What you will do: Set down the full listing exactly as given. Any pictures are to be left out.

Source material:

——————————

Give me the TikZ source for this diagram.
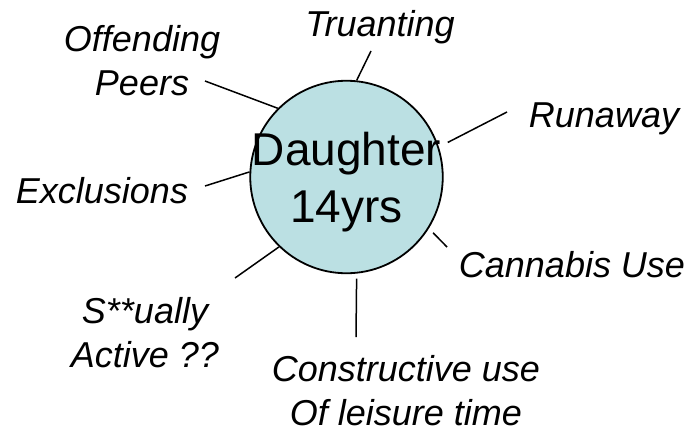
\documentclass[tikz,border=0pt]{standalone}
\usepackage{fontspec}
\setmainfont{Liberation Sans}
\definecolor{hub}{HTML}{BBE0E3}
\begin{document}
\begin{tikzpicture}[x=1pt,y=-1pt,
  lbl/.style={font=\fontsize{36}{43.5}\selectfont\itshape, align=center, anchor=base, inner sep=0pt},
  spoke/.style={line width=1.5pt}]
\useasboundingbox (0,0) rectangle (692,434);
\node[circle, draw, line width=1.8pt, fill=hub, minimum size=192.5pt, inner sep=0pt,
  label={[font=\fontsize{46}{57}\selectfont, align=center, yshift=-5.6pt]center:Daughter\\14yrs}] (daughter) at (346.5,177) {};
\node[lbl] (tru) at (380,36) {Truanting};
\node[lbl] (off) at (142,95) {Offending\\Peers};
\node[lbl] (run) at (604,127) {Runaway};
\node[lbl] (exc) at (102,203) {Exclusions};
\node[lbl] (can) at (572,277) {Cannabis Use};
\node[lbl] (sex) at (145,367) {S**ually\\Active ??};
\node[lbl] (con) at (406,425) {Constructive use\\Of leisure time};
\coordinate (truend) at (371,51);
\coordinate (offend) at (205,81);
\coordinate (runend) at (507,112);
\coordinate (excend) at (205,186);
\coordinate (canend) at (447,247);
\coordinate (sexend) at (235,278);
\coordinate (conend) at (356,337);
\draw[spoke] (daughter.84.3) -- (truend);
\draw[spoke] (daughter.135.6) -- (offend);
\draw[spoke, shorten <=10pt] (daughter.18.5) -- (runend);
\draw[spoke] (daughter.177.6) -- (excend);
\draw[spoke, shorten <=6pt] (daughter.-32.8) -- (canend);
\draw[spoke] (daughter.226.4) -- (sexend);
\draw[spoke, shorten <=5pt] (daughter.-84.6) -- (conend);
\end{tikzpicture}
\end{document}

——————————

Expected answer:
Give me the TikZ source for this diagram.
\documentclass[tikz,border=0pt]{standalone}
\usepackage{fontspec}
\setmainfont{Liberation Sans}
\definecolor{hub}{HTML}{BBE0E3}
\begin{document}
\begin{tikzpicture}[x=1pt,y=-1pt,
  lbl/.style={font=\fontsize{36}{43.5}\selectfont\itshape, align=center, anchor=base, inner sep=0pt},
  spoke/.style={line width=1.5pt}]
\useasboundingbox (0,0) rectangle (692,434);
\node[circle, draw, line width=1.8pt, fill=hub, minimum size=192.5pt, inner sep=0pt,
  label={[font=\fontsize{46}{57}\selectfont, align=center, yshift=-5.6pt]center:Daughter\\14yrs}] (daughter) at (346.5,177) {};
\node[lbl] (tru) at (380,36) {Truanting};
\node[lbl] (off) at (142,95) {Offending\\Peers};
\node[lbl] (run) at (604,127) {Runaway};
\node[lbl] (exc) at (102,203) {Exclusions};
\node[lbl] (can) at (572,277) {Cannabis Use};
\node[lbl] (sex) at (145,367) {S**ually\\Active ??};
\node[lbl] (con) at (406,425) {Constructive use\\Of leisure time};
\coordinate (truend) at (371,51);
\coordinate (offend) at (205,81);
\coordinate (runend) at (507,112);
\coordinate (excend) at (205,186);
\coordinate (canend) at (447,247);
\coordinate (sexend) at (235,278);
\coordinate (conend) at (356,337);
\draw[spoke] (daughter.84.3) -- (truend);
\draw[spoke] (daughter.135.6) -- (offend);
\draw[spoke, shorten <=10pt] (daughter.18.5) -- (runend);
\draw[spoke] (daughter.177.6) -- (excend);
\draw[spoke, shorten <=6pt] (daughter.-32.8) -- (canend);
\draw[spoke] (daughter.226.4) -- (sexend);
\draw[spoke, shorten <=5pt] (daughter.-84.6) -- (conend);
\end{tikzpicture}
\end{document}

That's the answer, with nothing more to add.